INFORMATION SUPPLIED:
= = = =
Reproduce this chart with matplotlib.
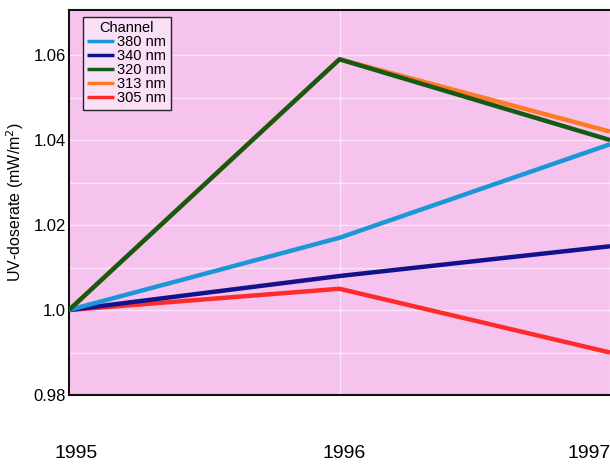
import matplotlib
matplotlib.use("Agg")
import matplotlib.pyplot as plt
import matplotlib.transforms as mtransforms

# --- data ---
years = [1995, 1996, 1997]
channels = ["380 nm", "340 nm", "320 nm", "313 nm", "305 nm"]
uv_380 = [1.000, 1.017, 1.039]
uv_340 = [1.000, 1.008, 1.015]
uv_320 = [1.000, 1.059, 1.040]
uv_313 = [1.000, 1.059, 1.042]
uv_305 = [1.000, 1.005, 0.990]

colors = ["#1b97d8", "#12128c", "#145a12", "#ff7a22", "#ff2a2a"]
series = [uv_380, uv_340, uv_320, uv_313, uv_305]
zorders = [4, 3, 6, 5, 2]

plt.rcParams['font.family'] = ['Liberation Sans', 'DejaVu Sans']

fig = plt.figure(figsize=(6.10, 4.68), dpi=100)
ax = fig.add_axes([69 / 610, 73 / 468, 1 - 69 / 610, 385 / 468])
ax.set_facecolor("#f6c2ee")

for name, vals, c, z in zip(channels, series, colors, zorders):
    ax.plot(years, vals, color=c, lw=3.2, label=name, zorder=z,
            solid_capstyle='butt')

ax.set_xlim(1995, 1997)
ax.set_ylim(0.98, 1.0706)
ax.set_yticks([0.98, 1.0, 1.02, 1.04, 1.06])
ax.set_yticklabels(["0.98", "1.0", "1.02", "1.04", "1.06"], fontsize=12)
ax.set_yticks([0.99, 1.01, 1.03, 1.05], minor=True)
ax.set_xticks(years)
ax.set_xticklabels([str(y) for y in years], fontsize=14)
ax.tick_params(axis='x', length=0, pad=36)
ax.tick_params(axis='y', which='both', length=0, pad=2)
ax.grid(True, which='both', axis='y', color='white', lw=1.0, alpha=0.6)
ax.grid(True, axis='x', color='white', lw=1.0, alpha=0.6)

for s in ["left", "bottom", "top"]:
    ax.spines[s].set_linewidth(1.5)
    ax.spines[s].set_color("#111111")
ax.spines["right"].set_visible(False)

ax.set_ylabel("UV-doserate (mW/m$^2$)", fontsize=11.5, labelpad=6)

leg = ax.legend(title="Channel", loc="upper left", bbox_to_anchor=(0.026, 0.982),
                fontsize=10.5, title_fontsize=10.5, frameon=True, fancybox=False,
                handlelength=1.8, handletextpad=0.25, labelspacing=0.0,
                borderpad=0.3, borderaxespad=0)
leg.get_frame().set_edgecolor("#222222")
leg.get_frame().set_linewidth(1.0)
leg.get_frame().set_facecolor("#fae0f6")
leg.get_frame().set_alpha(1)
for h in leg.get_lines():
    h.set_linewidth(2.5)

# year labels sit a little off their ticks in the original
shifts = [7, 5, -21]
for lab, dx in zip(ax.get_xticklabels(), shifts):
    off = mtransforms.ScaledTranslation(dx / 100, 0, fig.dpi_scale_trans)
    lab.set_transform(lab.get_transform() + off)

fig.savefig("out.png", dpi=100)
= = = =
WHAT YOU ARE ASKED TO DO: Repeat the data in full and exactly. Omit pictures.

SOLVED PROBLEM:
Reproduce this chart with matplotlib.
import matplotlib
matplotlib.use("Agg")
import matplotlib.pyplot as plt
import matplotlib.transforms as mtransforms

# --- data ---
years = [1995, 1996, 1997]
channels = ["380 nm", "340 nm", "320 nm", "313 nm", "305 nm"]
uv_380 = [1.000, 1.017, 1.039]
uv_340 = [1.000, 1.008, 1.015]
uv_320 = [1.000, 1.059, 1.040]
uv_313 = [1.000, 1.059, 1.042]
uv_305 = [1.000, 1.005, 0.990]

colors = ["#1b97d8", "#12128c", "#145a12", "#ff7a22", "#ff2a2a"]
series = [uv_380, uv_340, uv_320, uv_313, uv_305]
zorders = [4, 3, 6, 5, 2]

plt.rcParams['font.family'] = ['Liberation Sans', 'DejaVu Sans']

fig = plt.figure(figsize=(6.10, 4.68), dpi=100)
ax = fig.add_axes([69 / 610, 73 / 468, 1 - 69 / 610, 385 / 468])
ax.set_facecolor("#f6c2ee")

for name, vals, c, z in zip(channels, series, colors, zorders):
    ax.plot(years, vals, color=c, lw=3.2, label=name, zorder=z,
            solid_capstyle='butt')

ax.set_xlim(1995, 1997)
ax.set_ylim(0.98, 1.0706)
ax.set_yticks([0.98, 1.0, 1.02, 1.04, 1.06])
ax.set_yticklabels(["0.98", "1.0", "1.02", "1.04", "1.06"], fontsize=12)
ax.set_yticks([0.99, 1.01, 1.03, 1.05], minor=True)
ax.set_xticks(years)
ax.set_xticklabels([str(y) for y in years], fontsize=14)
ax.tick_params(axis='x', length=0, pad=36)
ax.tick_params(axis='y', which='both', length=0, pad=2)
ax.grid(True, which='both', axis='y', color='white', lw=1.0, alpha=0.6)
ax.grid(True, axis='x', color='white', lw=1.0, alpha=0.6)

for s in ["left", "bottom", "top"]:
    ax.spines[s].set_linewidth(1.5)
    ax.spines[s].set_color("#111111")
ax.spines["right"].set_visible(False)

ax.set_ylabel("UV-doserate (mW/m$^2$)", fontsize=11.5, labelpad=6)

leg = ax.legend(title="Channel", loc="upper left", bbox_to_anchor=(0.026, 0.982),
                fontsize=10.5, title_fontsize=10.5, frameon=True, fancybox=False,
                handlelength=1.8, handletextpad=0.25, labelspacing=0.0,
                borderpad=0.3, borderaxespad=0)
leg.get_frame().set_edgecolor("#222222")
leg.get_frame().set_linewidth(1.0)
leg.get_frame().set_facecolor("#fae0f6")
leg.get_frame().set_alpha(1)
for h in leg.get_lines():
    h.set_linewidth(2.5)

# year labels sit a little off their ticks in the original
shifts = [7, 5, -21]
for lab, dx in zip(ax.get_xticklabels(), shifts):
    off = mtransforms.ScaledTranslation(dx / 100, 0, fig.dpi_scale_trans)
    lab.set_transform(lab.get_transform() + off)

fig.savefig("out.png", dpi=100)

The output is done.